Set a decade after the show’s third and final season, the plot has Veronica returning to her hometown of Neptune, Calif., after much schooling (a bachelor’s from Stanford; a Columbia Law School degree) when she gets a distress call from ex-boyfriend Logan: His pop-star girlfriend has been murdered, and he’s the prime suspect.

That same issue apparently went to press during the brief window between the Kickstarter kickoff and the moment the campaign attained the $2 million goal twelve hours later. The article is rife with ifs and coulds and cautious hopes. Now we can rest a little more easily, assuming Warner Bros. doesn’t renege or drop the ball somewhere.

That being said, I trust this movie will do the series justice and contain one or more of the following elements that I’d like to think are mandatory:

* A central mystery that plays fair. More than just a strong character ensemble, the show’s mystery-of-the-week premise was a satisfying, high-functioning representative of a pre-CSI genre whose previous standard-bearer was your grandparents’ favorite show, Murder, She Wrote. I expect the movie’s whodunit to be held to the same principles of good mysteries as the show’s better episodes — i.e., that clues within the movie itself will point to the real killer, not something pulled out of a hat in the third act that the audience never would’ve guessed.

* Integral parts for the entire cast. Okay, maybe Sidney Poitier’s daughter doesn’t have to come back. If the rest of the gang returns — including even Piz, Mac, and Parker from season 3 — I’d prefer they not be glorified cameos…or worse, top-billed starring roles that amount to three minutes of screen time. The characters ranged across such a broad spectrum of race and class that some received shorter shrift than others. (Yes, poor Weevil, you are not forgotten.) If everyone’s invited to the party, I hope it’ll be worth their time.

* Logan’s recovery from his season 3 shenanigans. I was interested in watching his path to redemption before season 3 sent him back to the dark side. I’m not convinced he needs to wind up with Veronica, but I’d rather not discover he’s an even bigger jerk now. Just a tiny shred of learning curve would be heartening to see.

* Father/daughter interaction. If Enrico Colantoni doesn’t return as Keith Mars, my heart will be broken. Despite his weaknesses, he was one of my favorite TV dads of the 2000s — perceptive, candid, loving, willing to hold his daughter accountable, and as honest as possible even under the toughest of circumstances.
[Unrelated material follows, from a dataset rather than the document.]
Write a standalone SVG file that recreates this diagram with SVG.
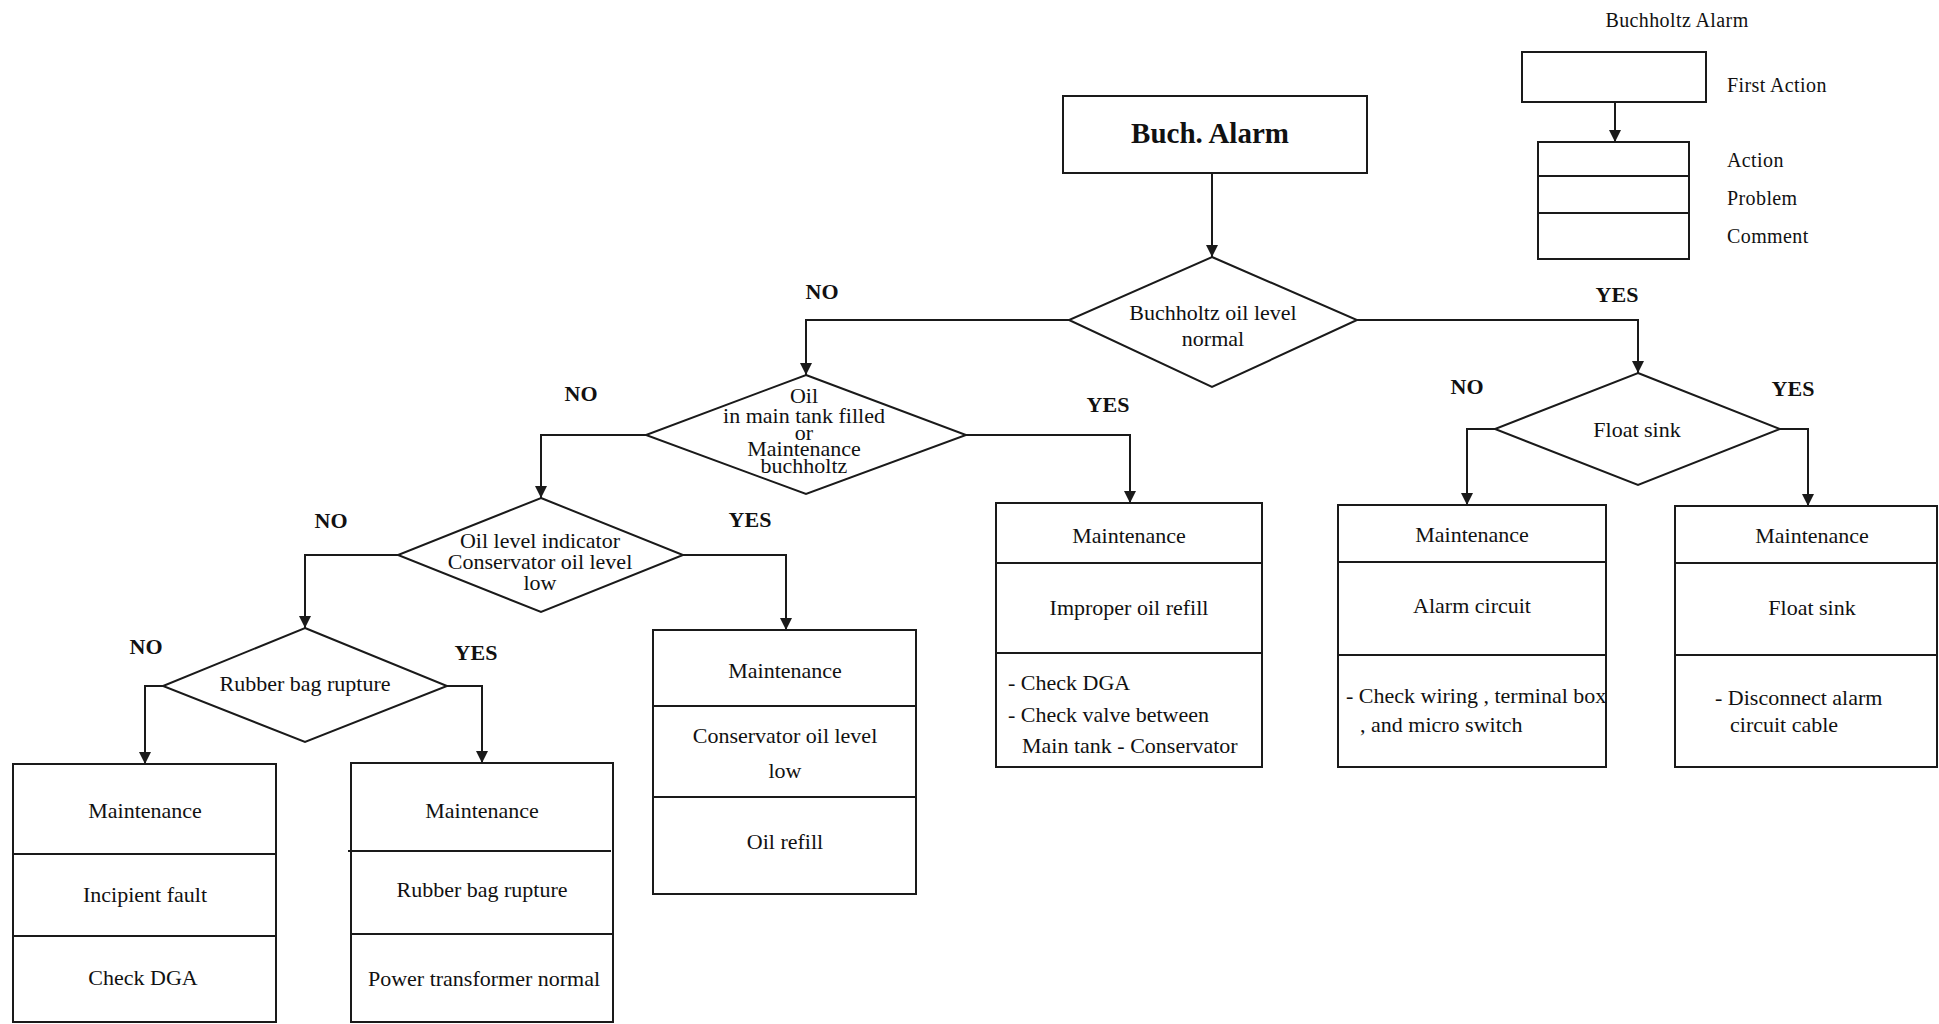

* Veronica Mars, master of disguise. All a part of the detective game. Veronica regularly suckered people with her adaptable cheerleader-pixie looks, even donning wigs and other people’s fashions as needed for the sake of infiltration or surveillance. This valuable toolbox component had better not be retired.

* The original version of “We Used to Be Friends”. The Dandy Warhols’ indelible theme fused a snappy tune with regretful lyrics, a perfect match for the show’s demeanor. The ethereal, pretentious season 3 remix was a perfect match for some executive’s idea of how an “adult” detective series should sound. The added doom-‘n’-gloom wasn’t a welcome change.

* Creative chapter titles. The show generally had admirably creative episode titles, no mere one-word pithiness. Dividing the movie into chapters would create a great showcase for those mad titling skills.

* The supporting players, even if they’re more famous now. If the Kickstarter campaign leaves Thomas and company rolling in enough dough, imagine the familiar faces we could encounter:

* Max Greenfield, currently on Fox’s New Girl, as Deputy Leo!
* Krysten Ritter from Don’t Trust the B in Apartment 23 as Mia Goodman, Mayor Steve Guttenberg’s daughter! (Alas, Mayor Woody will probably still be dead.)
* Aaron Ashmore from Smallville as evil ex-boyfriend Troy Vandegraff!
* The Alyson Hannigan as Logan’s prodigal sister!
* Big-time movie star Amanda Seyfried from Les Miserables as the ghost of Lilly Kane!
* Assorted onetime guest stars such as Adam Scott (Parks & Recreation), Michael Kostroff (The Wire‘s Maurice Levy), and some guy named Joss Whedon, reprising his role as Car Rental Guy!

* Vinnie Van Lowe. Because Ken Marino deserves a boldface bullet point all his own. Best sleazy archrival ever.